Er was een soort vanzelfsprekende verbondenheid, bedoelt ze te zeggen. Ze waren wel als een van de eersten met een televisie, zo’n grote zwart-wit bak. ,,Kwamen de mensen uit de buurt bij ons tv kijken, kregen ze van mij wat te drinken en hapjes.”
Vroeger kende je iedereen. Nu zijn er nieuwe mensen, jongere gezinnen. Het is drukker. Anders
Naan de Wild
De buurt groeide. In de jaren 60 en 70 veranderde er veel. Ramen met dubbel glas, een nieuwe keuken, en inmiddels is er een traplift geplaatst. ,,Ik kom de trap niet meer op zonder hulp, dus die lift is meer dan welkom. Dan kan ik weer boven slapen.” Want ze sliep een paar maanden in de woonkamer, omdat ze na een klein herseninfarct niet meer alleen de trap op mag lopen.
De buurt zelf veranderde ook. ,,Vroeger kende je iedereen. Nu zijn er nieuwe mensen, jongere gezinnen. Het is drukker. Anders.” En tegelijk is het leven in haar huis een constante gebleven. Naan woont dus nog steeds zelfstandig. Haar kinderen komen geregeld langs, - ,,aan hen heb ik heel veel steun’’ - en eens per week is er hulp in de huishouding.
,,Ik red me verder prima. Waarom zou ik weggaan? Mijn schoonzus zit in een verzorgingshuis, maar ze moppert over het eten. Nee, dat lijkt me niks.”
Verhuizen? Dat is ondenkbaar
Ze lacht ondeugend, maar haar overtuiging is serieus. Verhuizen? Dat is ondenkbaar. ,,Dit huis ís mijn leven. Mijn herinneringen zitten in de muren. Hier groeiden de kinderen op.”
Terwijl ze terugkijkt op 75 jaar in dezelfde woning, ligt de actualiteit haast op haar schoot. In een tijd waarin jonge gezinnen wanhopig zoeken naar een betaalbaar huis, voelt het bijna ongelooflijk dat één woning zoveel levensjaren heeft kunnen dragen. Maar plaatsmaken en verhuizen omdat er woningnood is? Nee, geen sprake van.

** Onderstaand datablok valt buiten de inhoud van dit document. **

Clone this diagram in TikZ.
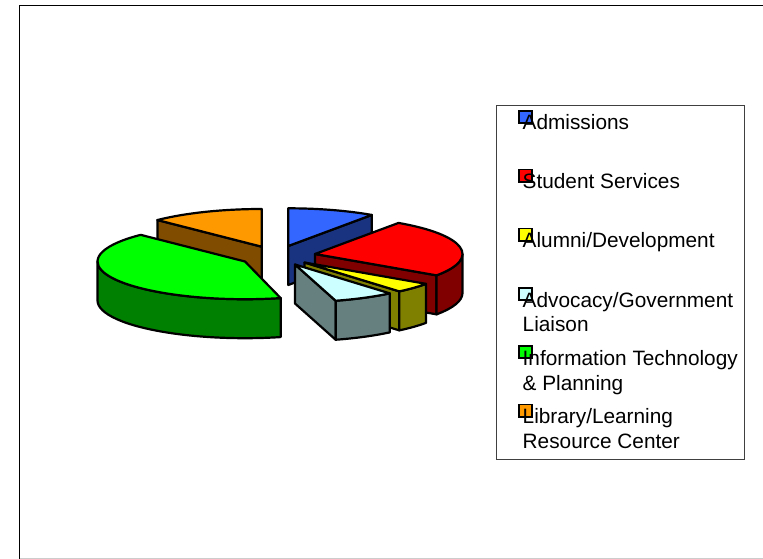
\documentclass[tikz,border=0pt]{standalone}
\usepackage{fontspec}
\setmainfont{Liberation Sans}
\definecolor{bluetop}{RGB}{51,102,255}
\definecolor{blueside}{RGB}{26,51,128}
\definecolor{redtop}{RGB}{255,0,0}
\definecolor{redside}{RGB}{128,0,0}
\definecolor{yeltop}{RGB}{255,255,0}
\definecolor{yelside}{RGB}{128,128,0}
\definecolor{cyantop}{RGB}{204,255,255}
\definecolor{cyanside}{RGB}{102,128,128}
\definecolor{greentop}{RGB}{0,255,0}
\definecolor{greenside}{RGB}{0,128,0}
\definecolor{orangetop}{RGB}{255,153,0}
\definecolor{orangeside}{RGB}{128,76,0}
\tikzset{
  face/.style={draw=black, line width=2.2pt, line join=round},
  ell/.style={x radius=147.5pt, y radius=37.7pt},
  legtext/.style={anchor=base west, inner sep=0pt, font=\fontsize{20.8}{24}\selectfont},
  legmark/.style={draw=black, line width=1.9pt},
}
\begin{document}
\begin{tikzpicture}[x=1pt,y=1pt]
\useasboundingbox (0,0) rectangle (763,-559);
% outer frame
\draw[black, line width=1.4pt] (19.5,-559) -- (19.5,-5.5) -- (763,-5.5);
\draw[black!20, line width=1pt] (19.5,-558.4) -- (763,-558.4);

% ---- pie ----
% Admissions (blue)
\coordinate (B) at (288.3,-246);
\filldraw[face, fill=blueside] (B) -- ++(55.5:147.5pt and 37.7pt) -- ++(0,-39) -- ([yshift=-39pt]B) -- cycle;
\filldraw[face, fill=bluetop] (B) -- ++(90:147.5pt and 37.7pt) arc[ell, start angle=90, end angle=55.5] -- cycle;
% Library (orange)
\coordinate (O) at (261.7,-246.7);
\filldraw[face, fill=orangeside] (O) -- ++(135:147.5pt and 37.7pt) -- ++(0,-39) -- ([yshift=-39pt]O) -- cycle;
\filldraw[face, fill=orangetop] (O) -- ++(135:147.5pt and 37.7pt) arc[ell, start angle=135, end angle=90] -- cycle;
% Student Services (red)
\coordinate (R) at (315,-254);
\filldraw[face, fill=redside] (R) -- ++(-34.5:147.5pt and 37.7pt) -- ++(0,-39) -- ([yshift=-39pt]R) -- cycle;
\filldraw[face, fill=redside] (R) ++(0:147.5pt and 37.7pt) arc[ell, start angle=0, end angle=-34.5] -- ++(0,-39) arc[ell, start angle=-34.5, end angle=0] -- cycle;
\filldraw[face, fill=redtop] (R) -- ++(55.5:147.5pt and 37.7pt) arc[ell, start angle=55.5, end angle=-34.5] -- cycle;
% Information Technology (green)
\coordinate (G) at (245,-261.5);
\filldraw[face, fill=greenside] (G) ++(-76:147.5pt and 37.7pt) arc[ell, start angle=-76, end angle=-180] -- ++(0,-39) arc[ell, start angle=-180, end angle=-76] -- cycle;
\filldraw[face, fill=greentop] (G) -- ++(-76:147.5pt and 37.7pt) arc[ell, start angle=-76, end angle=-225] -- cycle;
% Alumni (yellow)
\coordinate (Y) at (304.5,-262.5);
\filldraw[face, fill=yelside] (Y) -- ++(-50:147.5pt and 37.7pt) -- ++(0,-39) -- ([yshift=-39pt]Y) -- cycle;
\filldraw[face, fill=yelside] (Y) ++(-34.5:147.5pt and 37.7pt) arc[ell, start angle=-34.5, end angle=-50] -- ++(0,-39) arc[ell, start angle=-50, end angle=-34.5] -- cycle;
\filldraw[face, fill=yeltop] (Y) -- ++(-34.5:147.5pt and 37.7pt) arc[ell, start angle=-34.5, end angle=-50] -- cycle;
% Advocacy (light cyan)
\coordinate (C) at (295,-264.5);
\filldraw[face, fill=cyanside] (C) -- ++(-74:147.5pt and 37.7pt) -- ++(0,-39) -- ([yshift=-39pt]C) -- cycle;
\filldraw[face, fill=cyanside] (C) ++(-50:147.5pt and 37.7pt) arc[ell, start angle=-50, end angle=-74] -- ++(0,-39) arc[ell, start angle=-74, end angle=-50] -- cycle;
\filldraw[face, fill=cyantop] (C) -- ++(-50:147.5pt and 37.7pt) arc[ell, start angle=-50, end angle=-74] -- cycle;

% ---- legend ----
\draw[black!75, line width=0.9pt] (496,-105.7) rectangle (744.3,-459);
\filldraw[legmark, fill=bluetop]   (519,-111) rectangle (531.6,-123.4);
\filldraw[legmark, fill=redtop]    (519,-169.5) rectangle (531.6,-181.9);
\filldraw[legmark, fill=yeltop]    (519,-228.5) rectangle (531.6,-240.9);
\filldraw[legmark, fill=cyantop]   (519,-288) rectangle (531.6,-300.4);
\filldraw[legmark, fill=greentop]  (519,-346) rectangle (531.6,-358.4);
\filldraw[legmark, fill=orangetop] (519,-404.5) rectangle (531.6,-416.9);
\node[legtext] (l1)  at (522.5,-130)   {Admissions};
\node[legtext] (l2)  at (522.5,-188.5) {Student Services};
\node[legtext] (l3)  at (522.5,-247.5) {Alumni/Development};
\node[legtext] (l4a) at (522.5,-307)   {Advocacy/Government};
\node[legtext] (l4b) at (522.5,-331.5) {Liaison};
\node[legtext] (l5a) at (522.5,-365)   {Information Technology};
\node[legtext] (l5b) at (522.5,-390)   {\& Planning};
\node[legtext] (l6a) at (522.5,-423.5) {Library/Learning};
\node[legtext] (l6b) at (522.5,-448.5) {Resource Center};
\end{tikzpicture}
\end{document}
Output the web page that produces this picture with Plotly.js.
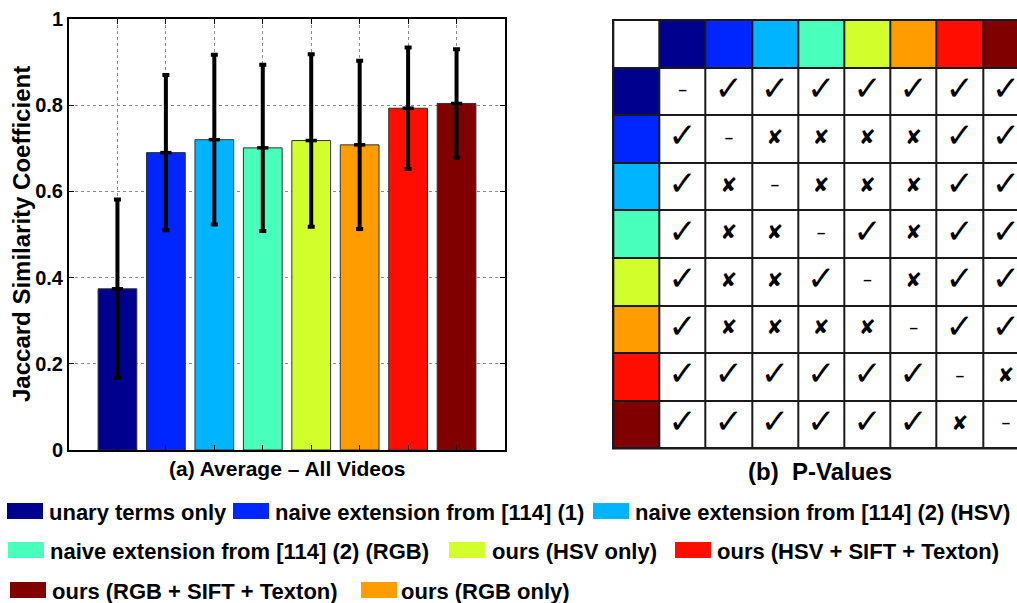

,,Ik betaal mijn huur elke maand op tijd. Ik zit hier al zo lang, daar is niks mis mee. Waarom zou ik me laten wegjagen? Ik vind niet dat je het woonprobleem kunt afwentelen op mensen die ergens al lang wonen. De woningnood moet op een andere manier worden opgelost.”
Met de traplift naar boven
Naan, weduwe sinds 1989, gelooft nog altijd in de waarde van gemeenschappen. ,,Als mensen elkaar weer wat beter zouden kennen… dan voelt een buurt vanzelf als thuis. Je hoeft niet veel te hebben, als je maar ergens thuiskomt.”
In een tijd van woningnood en stijgende huren is Naans verhaal niet alleen een nostalgische blik terug. Het is ook een pleidooi voor de kracht van betaalbaar wonen, van een thuis dat meegroeit met je leven. ,,Zolang ik mezelf kan redden en als ik straks met die traplift weer naar boven kan, blijf ik hier. Misschien wel voor altijd.”